Risk 4: Equity Gaps Widen
When real-world preparation is optional and competitive, students from privileged backgrounds often benefit disproportionately. They have more time for unpaid internships, stronger networks, and better access to information. Institutions that do not address equity risk reinforcing social stratification. One response is to embed experiential learning into required courses, so all students participate. Another is to provide stipends or course credit for internships to reduce financial barriers.
Finally, there is the risk of assuming that any real-world experience is automatically valuable. Without structure and reflection, even a well-designed program can fail to produce lasting learning. The antidote is intentionality: define goals, choose deliberately, and reflect continuously. Higher education institutions that treat experiential learning as a core part of the curriculum, rather than an add-on, are more likely to see positive outcomes for all students.
Frequently Asked Questions About Real-World Preparation in Higher Education
This section addresses common questions that arise when students and educators consider integrating practical experiences into academic programs.
Do internships really improve job prospects?
Many employers view internship experience as a strong indicator of readiness. Candidates who have completed internships often demonstrate workplace familiarity, professional communication, and a clearer sense of their career direction. However, the quality of the internship matters more than its presence on a resume. A well-structured internship with mentorship and meaningful tasks is far more valuable than a short, low-responsibility placement. Students should prioritize substance over brand names.
How can I fit real-world experiences into a packed schedule?
Time is a common constraint. One strategy is to use summer or winter breaks for full-time internships or projects. Another is to enroll in a co-op program that alternates work and study, even if it extends the degree by a semester. For those who cannot take time away, project-based courses that run during the semester offer a built-in way to gain experience without extra time outside class. Some institutions also offer micro-internships or virtual projects that require fewer hours per week.
What if I am unsure about my career path?
Real-world experiences can actually help clarify your direction. Trying an internship in one field may confirm your interest or reveal that you prefer something else. Project-based courses in different disciplines allow you to sample without committing to a full internship. The key is to treat these experiences as exploratory, not just resume-building. Reflection is especially important in this case: after each experience, ask what you enjoyed and what you would avoid in the future.
Are there risks to participating in project-based learning with external clients?
Client-based projects can be unpredictable. The client may change requirements, fail to provide timely feedback, or even withdraw from the project. This mirrors real-world consulting, but it can be stressful for students who are graded on the outcome. Faculty should have contingency plans, such as alternative deliverables or a backup client. Students should communicate proactively with the client and their instructor if issues arise.
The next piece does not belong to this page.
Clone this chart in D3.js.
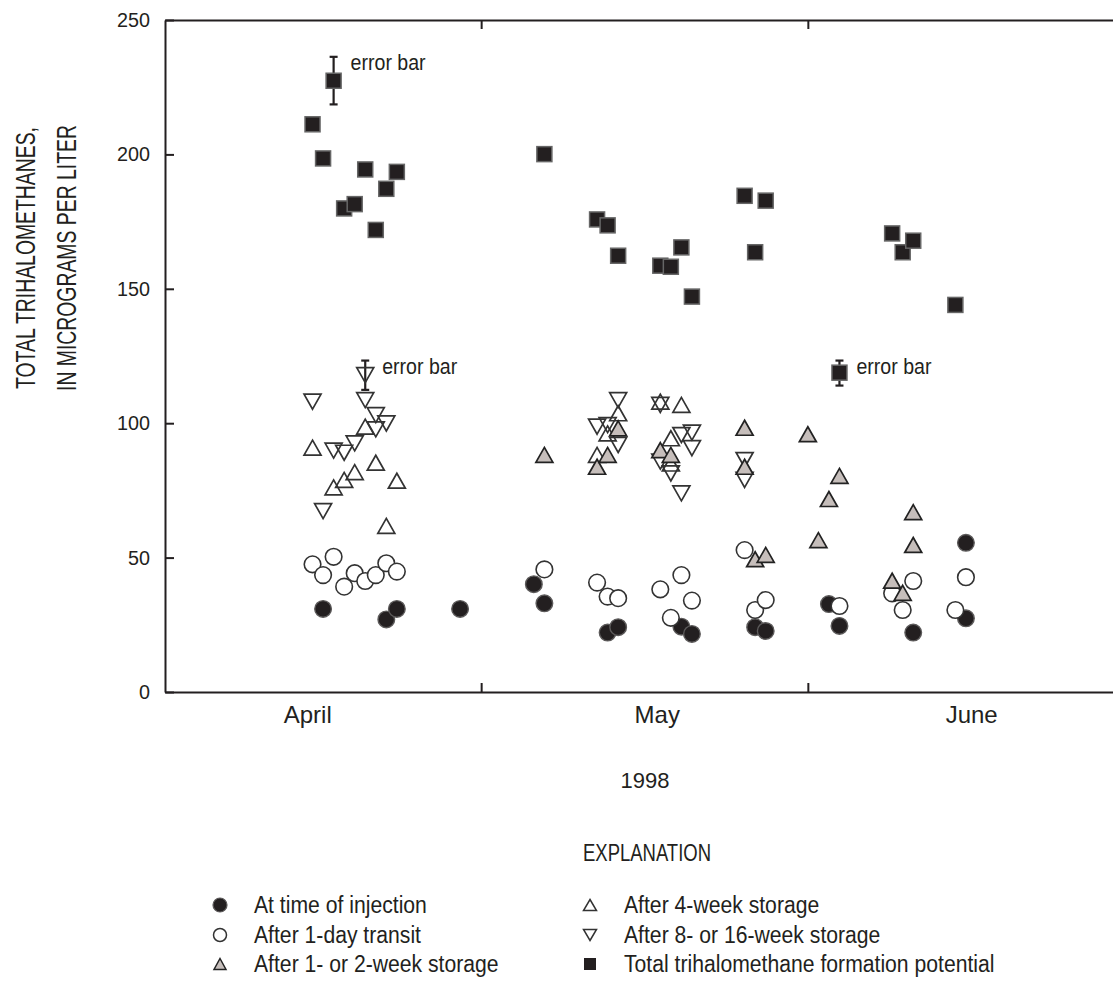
<!DOCTYPE html>
<html><head><meta charset="utf-8">
<script src="https://cdn.jsdelivr.net/npm/d3@7"></script>
<style>body{margin:0;background:#fff}</style>
</head><body>
<svg id="chart" width="1113" height="996"></svg>
<script>
// ---------- data ----------
const yTicks = [0, 50, 100, 150, 200, 250];
const monthLabels = ["April", "May", "June"];
const monthLabelDates = ["1998-04-14T12:00", "1998-05-17T16:00", "1998-06-16T12:00"];
const monthBoundaries = ["1998-05-01", "1998-06-01"];
const yearLabel = "1998";
const yTitle = ["TOTAL TRIHALOMETHANES,", "IN MICROGRAMS PER LITER"];

const injectionDates = ["04-16","04-22","04-23","04-29","05-06","05-07","05-13","05-14","05-20","05-21","05-27","05-28","06-03","06-04","06-11","06-16","06-16"];
const injectionValues = [30.9,27.0,30.9,30.9,40.1,33.0,22.1,24.1,24.3,21.6,24.1,22.7,32.7,24.6,22.1,55.5,27.4];

const transitDates = ["04-15","04-16","04-17","04-18","04-19","04-20","04-21","04-22","04-23","05-07","05-12","05-13","05-14","05-18","05-19","05-20","05-21","05-26","05-27","05-28","06-04","06-09","06-10","06-11","06-15","06-16"];
const transitValues = [47.5,43.5,50.3,39.2,44.2,41.3,43.5,47.9,44.8,45.6,40.7,35.5,34.9,38.2,27.6,43.5,34.0,52.8,30.5,34.2,32.0,36.7,30.5,41.3,30.5,42.7];

const week12Dates = ["05-07","05-12","05-13","05-14","05-18","05-19","05-26","05-26","05-27","05-28","06-01","06-02","06-03","06-04","06-09","06-10","06-11","06-11"];
const week12Values = [88.2,83.8,88.2,98.1,90.0,88.2,98.3,83.8,49.4,51.0,95.9,56.5,71.8,80.4,41.4,36.9,66.9,54.7];

const week4Dates = ["04-15","04-17","04-18","04-19","04-20","04-21","04-22","04-23","05-12","05-13","05-14","05-18","05-19","05-19","05-20"];
const week4Values = [90.9,76.1,78.9,81.8,98.7,85.3,61.8,78.6,88.2,96.2,103.7,108.0,94.4,85.0,106.8];

const week816Dates = ["04-15","04-16","04-17","04-18","04-19","04-20","04-20","04-21","04-21","04-22","05-12","05-13","05-14","05-14","05-18","05-18","05-19","05-20","05-20","05-21","05-21","05-26","05-26"];
const week816Values = [108.0,67.3,89.8,89.0,92.5,108.6,117.9,103.0,97.7,99.9,98.7,99.3,108.6,91.9,106.8,85.7,81.3,95.6,73.9,96.5,90.7,86.3,78.9];

const thmfpDates = ["04-15","04-16","04-17","04-18","04-19","04-20","04-21","04-22","04-23","05-07","05-12","05-13","05-14","05-18","05-19","05-20","05-21","05-26","05-27","05-28","06-04","06-09","06-10","06-11","06-15"];
const thmfpValues = [211.2,198.5,227.4,179.9,181.5,194.4,171.9,187.2,193.5,200.1,175.8,173.6,162.3,158.6,158.2,165.4,147.1,184.6,163.6,182.8,118.8,170.6,163.6,167.9,144.0];

const errorDates = ["04-17","04-20","06-04"];
const errorLow = [218.6,112.4,114.0];
const errorHigh = [236.3,123.3,123.3];
const errorLabel = "error bar";

const legendLabels = ["At time of injection","After 1-day transit","After 1- or 2-week storage","After 4-week storage","After 8- or 16-week storage","Total trihalomethane formation potential"];
const legendTitle = "EXPLANATION";

// ---------- setup ----------
const parse = s => d3.utcParse("%Y-%m-%d")("1998-" + s);
const parseFull = d3.utcParse("%Y-%m-%dT%H:%M");
const parseDay = d3.utcParse("%Y-%m-%d");
const zip = (ds, vs) => ds.map((d, i) => ({date: parse(d), value: vs[i]}));

const svg = d3.select("#chart");
const FONT = "'Liberation Sans', Arial, sans-serif";
const INK = "#231f20";

const x = d3.scaleUtc().domain([parseDay("1998-04-01"), parseDay("1998-07-01")]).range([165, 1124]);
const y = d3.scaleLinear().domain([0, 250]).range([692, 20]);

// frame / axes
const gl = svg.append("g").attr("transform", "translate(165,0)")
  .call(d3.axisLeft(y).tickValues(yTicks).tickSize(-9).tickSizeOuter(0).tickPadding(15));
const gb = svg.append("g").attr("transform", "translate(0,692)")
  .call(d3.axisBottom(x).tickValues(monthBoundaries.map(parseDay)).tickSize(-9).tickSizeOuter(0).tickFormat(""));
const gt = svg.append("g").attr("transform", "translate(0,20)")
  .call(d3.axisTop(x).tickValues(monthBoundaries.map(parseDay)).tickSize(-9).tickSizeOuter(0).tickFormat(""));
[gl, gb, gt].forEach(g => {
  g.selectAll("path.domain").attr("stroke", INK).attr("stroke-width", 2);
  g.selectAll(".tick line").attr("stroke", INK).attr("stroke-width", 2);
});
gl.selectAll(".tick text").attr("font-family", FONT).attr("font-size", 20).attr("fill", INK)
  .attr("textLength", 33).attr("lengthAdjust", "spacingAndGlyphs");
gl.selectAll(".tick text").filter(d => d < 100).attr("textLength", 22);
gl.selectAll(".tick text").filter(d => d === 0).attr("textLength", 11);

// month labels
const gm = svg.append("g").attr("transform", "translate(0,692)")
  .call(d3.axisBottom(x).tickValues(monthLabelDates.map(parseFull)).tickSize(0).tickPadding(14)
    .tickFormat((d, i) => monthLabels[i]));
gm.select("path.domain").remove();
gm.selectAll(".tick text").attr("font-family", FONT).attr("font-size", 24).attr("fill", INK);

svg.append("text").attr("x", 645).attr("y", 788).attr("text-anchor", "middle")
  .attr("font-family", FONT).attr("font-size", 22).attr("fill", INK).text(yearLabel);

// y title
const tt = svg.append("g").attr("font-family", FONT).attr("font-size", 28).attr("fill", INK);
tt.append("text").attr("transform", "translate(35,258) rotate(-90)").attr("text-anchor", "middle")
  .attr("textLength", 262).attr("lengthAdjust", "spacingAndGlyphs").text(yTitle[0]);
tt.append("text").attr("transform", "translate(76,258) rotate(-90)").attr("text-anchor", "middle")
  .attr("textLength", 266).attr("lengthAdjust", "spacingAndGlyphs").text(yTitle[1]);

// ---------- marker helpers ----------
const triUp = (w, h) => `M0,${-h/2}L${w/2},${h/2}L${-w/2},${h/2}Z`;
const triDown = (w, h) => `M0,${h/2}L${w/2},${-h/2}L${-w/2},${-h/2}Z`;
const GREY = "#c6bebb";

const plot = svg.append("g");

// error bars
const errs = errorDates.map((d, i) => ({date: parse(d), lo: errorLow[i], hi: errorHigh[i]}));
const eb = plot.append("g").attr("stroke", INK).attr("stroke-width", 2.2);
eb.selectAll("line.v").data(errs).join("line").attr("class", "v")
  .attr("x1", d => x(d.date)).attr("x2", d => x(d.date)).attr("y1", d => y(d.lo)).attr("y2", d => y(d.hi));
eb.selectAll("line.t").data(errs).join("line").attr("class", "t")
  .attr("x1", d => x(d.date) - 4).attr("x2", d => x(d.date) + 4).attr("y1", d => y(d.hi)).attr("y2", d => y(d.hi));
eb.selectAll("line.b").data(errs).join("line").attr("class", "b")
  .attr("x1", d => x(d.date) - 4).attr("x2", d => x(d.date) + 4).attr("y1", d => y(d.lo)).attr("y2", d => y(d.lo));

// filled circles
plot.append("g").selectAll("circle").data(zip(injectionDates, injectionValues)).join("circle")
  .attr("cx", d => x(d.date)).attr("cy", d => y(d.value)).attr("r", 8.3)
  .attr("fill", INK).attr("stroke", "#5c5a5a").attr("stroke-width", 1.4);
// open circles
plot.append("g").selectAll("circle").data(zip(transitDates, transitValues)).join("circle")
  .attr("cx", d => x(d.date)).attr("cy", d => y(d.value)).attr("r", 8.3)
  .attr("fill", "#fff").attr("stroke", "#333").attr("stroke-width", 1.6);
// open up triangles
plot.append("g").selectAll("path").data(zip(week4Dates, week4Values)).join("path")
  .attr("transform", d => `translate(${x(d.date)},${y(d.value)})`).attr("d", triUp(17, 15))
  .attr("fill", "none").attr("stroke", "#333").attr("stroke-width", 1.7);
// open down triangles
plot.append("g").selectAll("path").data(zip(week816Dates, week816Values)).join("path")
  .attr("transform", d => `translate(${x(d.date)},${y(d.value)})`).attr("d", triDown(17, 15))
  .attr("fill", "none").attr("stroke", "#333").attr("stroke-width", 1.7);
// grey up triangles
plot.append("g").selectAll("path").data(zip(week12Dates, week12Values)).join("path")
  .attr("transform", d => `translate(${x(d.date)},${y(d.value)})`).attr("d", triUp(17, 15))
  .attr("fill", GREY).attr("stroke", "#222").attr("stroke-width", 1.7);
// squares
plot.append("g").selectAll("rect").data(zip(thmfpDates, thmfpValues)).join("rect")
  .attr("x", d => x(d.date) - 7.5).attr("y", d => y(d.value) - 7.5).attr("width", 15).attr("height", 15)
  .attr("fill", INK).attr("stroke", "#666").attr("stroke-width", 1.5);

// error bar labels
plot.append("g").selectAll("text").data(errs).join("text")
  .attr("x", d => x(d.date) + 17).attr("y", d => y(d.hi) + 13)
  .attr("font-family", FONT).attr("font-size", 22).attr("fill", INK)
  .attr("textLength", 75).attr("lengthAdjust", "spacingAndGlyphs").text(errorLabel);

// ---------- legend ----------
svg.append("text").attr("x", 647).attr("y", 861).attr("text-anchor", "middle")
  .attr("font-family", FONT).attr("font-size", 23).attr("fill", INK)
  .attr("textLength", 128).attr("lengthAdjust", "spacingAndGlyphs").text(legendTitle);

const legX = [220, 590], legY = [905, 935, 964];
const lg = svg.append("g");
legendLabels.forEach((lab, i) => {
  const col = Math.floor(i / 3), row = i % 3;
  const cx = legX[col], cy = legY[row];
  const g = lg.append("g").attr("transform", `translate(${cx},${cy})`);
  if (i === 0) g.append("circle").attr("r", 7).attr("fill", INK).attr("stroke", "#5c5a5a").attr("stroke-width", 1.2);
  if (i === 1) g.append("circle").attr("r", 6.5).attr("fill", "#fff").attr("stroke", "#333").attr("stroke-width", 1.5);
  if (i === 2) g.append("path").attr("d", triUp(12, 11)).attr("fill", GREY).attr("stroke", "#222").attr("stroke-width", 1.5);
  if (i === 3) g.append("path").attr("d", triUp(13, 11)).attr("fill", "none").attr("stroke", "#333").attr("stroke-width", 1.5);
  if (i === 4) g.append("path").attr("d", triDown(13, 11)).attr("fill", "none").attr("stroke", "#333").attr("stroke-width", 1.5);
  if (i === 5) g.append("rect").attr("x", -6).attr("y", -6).attr("width", 12).attr("height", 12).attr("fill", INK);
  const t = g.append("text").attr("x", col === 0 ? 34 : 34).attr("y", 8)
    .attr("font-family", FONT).attr("font-size", 23).attr("fill", INK).text(lab);
  const len = t.node().getComputedTextLength();
  t.attr("textLength", len * 0.92).attr("lengthAdjust", "spacingAndGlyphs");
});
</script>
</body></html>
Despite the risks, the authenticity of working with a real stakeholder often outweighs the potential for complications.
How can faculty evaluate the effectiveness of experiential learning?
Assessment should go beyond traditional exams. Rubrics that measure skills like problem formulation, collaboration, and communication are more appropriate. Self-reflection essays, peer evaluations, and presentations to external judges provide multiple sources of evidence. Institutions can also track longer-term outcomes like job placement rates or alumni surveys. The goal is to capture both the process and the product of experiential learning.
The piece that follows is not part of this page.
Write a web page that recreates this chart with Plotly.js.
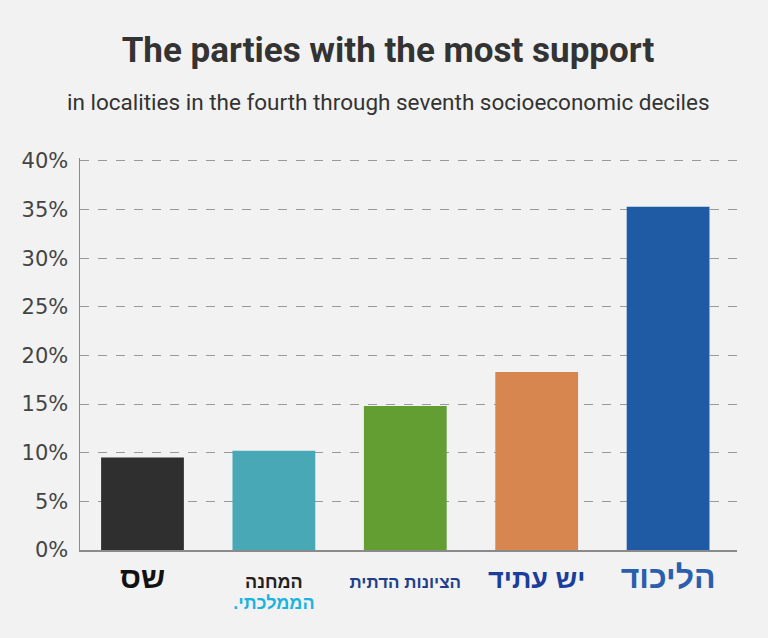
<!DOCTYPE html>
<html>
<head>
<meta charset="utf-8">
<script src="https://cdn.plot.ly/plotly-3.0.1.min.js"></script>
<style>
html,body{margin:0;padding:0;background:#f2f2f2;}
#chart{width:768px;height:638px;}
</style>
</head>
<body>
<div id="chart"></div>
<script>
// Data
const parties = ["Shas", "National Unity", "Religious Zionism", "Yesh Atid", "Likud"];
const partyLabels = [
  '<span style="font-size:30px;font-weight:bold;color:#111">שס</span>',
  '<span style="font-size:18px;font-weight:bold;color:#222">המחנה</span><br><span style="font-size:18px;font-weight:bold;color:#1ab3e2">.הממלכתי</span>',
  '<span style="font-size:17px;font-weight:bold;color:#1f3f8c">הציונות הדתית</span>',
  '<span style="font-size:27px;font-weight:bold;color:#1b3e9c">יש עתיד</span>',
  '<span style="font-size:32px;font-weight:bold;color:#2a5fae">הליכוד</span>'
];
const support = [9.5, 10.2, 14.8, 18.3, 35.3];
const barColors = ["#2f2f2f", "#48a8b6", "#629e31", "#d6864e", "#1f5ba5"];
const yTicks = [0, 5, 10, 15, 20, 25, 30, 35, 40];

const trace = {
  type: "bar",
  x: parties,
  y: support,
  marker: {color: barColors, line: {width: 0}},
  hoverinfo: "skip"
};

const layout = {
  width: 768,
  height: 638,
  paper_bgcolor: "#f2f2f2",
  plot_bgcolor: "#f2f2f2",
  margin: {l: 80, r: 31, t: 158, b: 88},
  bargap: 0.37,
  showlegend: false,
  title: {
    text: "<b>The parties with the most support</b>",
    font: {family: "Roboto", size: 35, color: "#333333"},
    x: 388 / 768, xref: "container", xanchor: "center",
    y: 1 - 50 / 638, yref: "container", yanchor: "middle"
  },
  annotations: [{
    text: "in localities in the fourth through seventh socioeconomic deciles",
    xref: "paper", yref: "paper", x: (388 - 80) / 657, y: 1, xanchor: "center", yanchor: "middle",
    yshift: 56,
    showarrow: false,
    font: {family: "Roboto", size: 22.5, color: "#333333"}
  }],
  xaxis: {
    type: "category",
    range: [-0.4756, 4.5244],
    tickvals: parties,
    ticktext: partyLabels,
    showgrid: false,
    showline: true,
    linecolor: "#8a8a8a",
    linewidth: 1.5,
    ticks: "",
    ticklabelstandoff: 17,
    tickfont: {family: "Liberation Sans", size: 16, color: "#222"},
    fixedrange: true
  },
  yaxis: {
    range: [0, 40.3],
    tickvals: yTicks,
    ticktext: yTicks.map(v => v + "%"),
    showgrid: true,
    gridcolor: "#999999",
    gridwidth: 1,
    griddash: "dash",
    showline: true,
    linecolor: "#8a8a8a",
    linewidth: 1.5,
    zeroline: false,
    ticks: "",
    ticklabelstandoff: 6,
    tickfont: {family: "DejaVu Sans", size: 21, color: "#444444"},
    fixedrange: true
  }
};

Plotly.newPlot("chart", [trace], layout, {displayModeBar: false, staticPlot: true});
</script>
</body>
</html>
Recommendation: A Balanced Portfolio Approach
After evaluating the landscape, trade-offs, and risks, we recommend that students and institutions pursue a balanced portfolio of real-world preparation experiences rather than relying on a single method. For students, this means aiming for at least one internship or co-op in their field, complemented by project-based courses that build teamwork and client management skills, and a capstone or reflective experience that ties everything together. This combination provides breadth and depth, while also building a narrative for job interviews.
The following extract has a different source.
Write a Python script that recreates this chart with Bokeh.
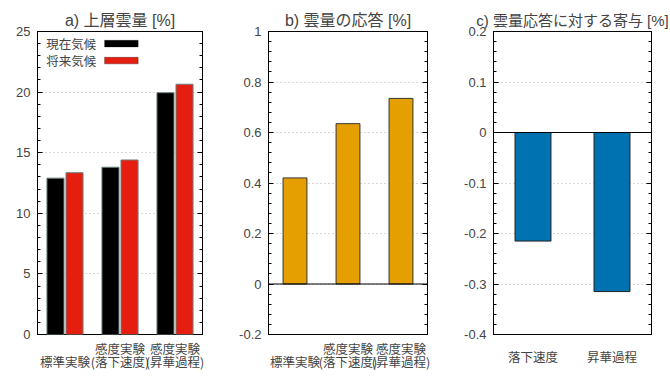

For institutions, the recommendation is to embed experiential learning into the curriculum so that it is not optional for those who can afford it or who know how to seek it out. This requires investment in partnership development, faculty training, and assessment systems. It also means designing programs that are flexible enough to serve students with different goals and constraints. A portfolio approach also insulates against the failure of any single element—if an internship falls through, the student still has project-based coursework and a capstone.
Finally, we encourage readers to start early and iterate. The first real-world experience may not be perfect, but each one provides lessons that inform the next. Higher education has a unique opportunity to bridge the gap between theory and practice, and the most effective way to do that is through intentional, varied, and accessible experiences that challenge students to apply what they learn. The classroom is not the end; it is the foundation.